Appearing on CNN’s State of the Union to discuss the devastation wrought by Hurricane Laura, Gaynor was asked by host Dana Bash about his recent Congressional testimony that hurricanes are becoming more frequent and damaging and whether human activity is contributing to it.
“I’m going to leave that up to the scientists. My job, my role, is to make sure those disaster survivors have everything they need to get their lives back to normal. That’s our focus,” he replied.
The CNN host attempted to ask the question several different ways, noting that the consensus among scientists is that humans have caused rapid climate change. “You believe that’s accurate?” Bash wondered aloud, prompting Gaynor to fall back on his rote answer: “I’ll leave that to the scientists. I’m not a scientist.”

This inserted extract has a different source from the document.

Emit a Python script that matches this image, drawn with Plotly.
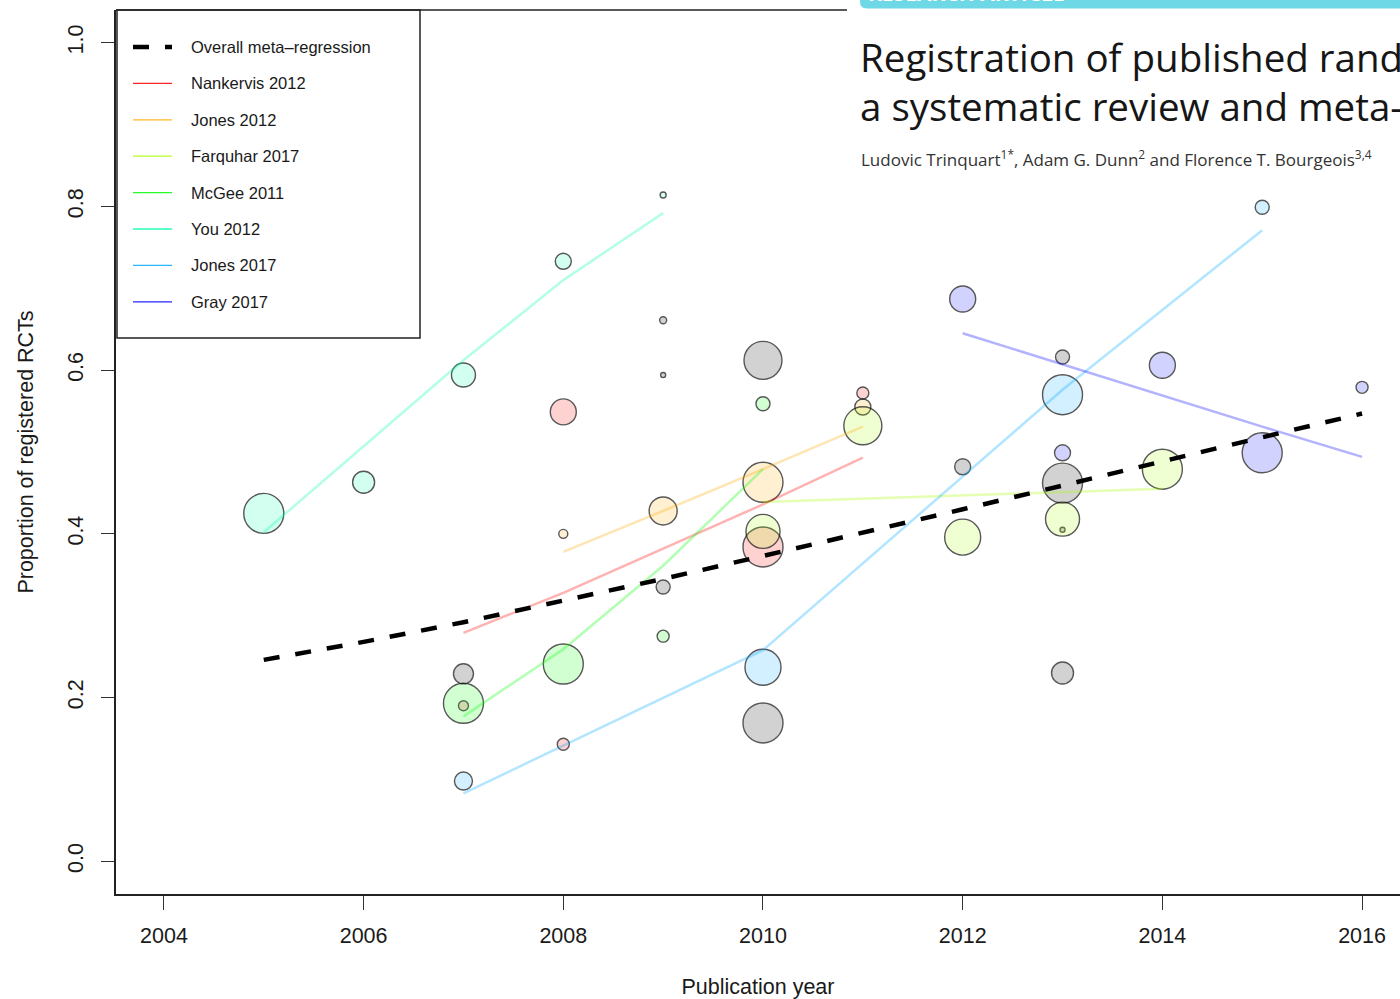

Pressed directly whether he thought the climate crisis was a threat to the country, Gaynor acknowledged that “the climate has changed” and hurricanes have become “more deadly,” adding that his role is the “mitigate those risks.”
Bash, for her part, let her viewers know that “the overwhelming scientific consensus is that human activity is responsible for the climate crisis,” telling Gaynor that she realized “you don’t want to go there.”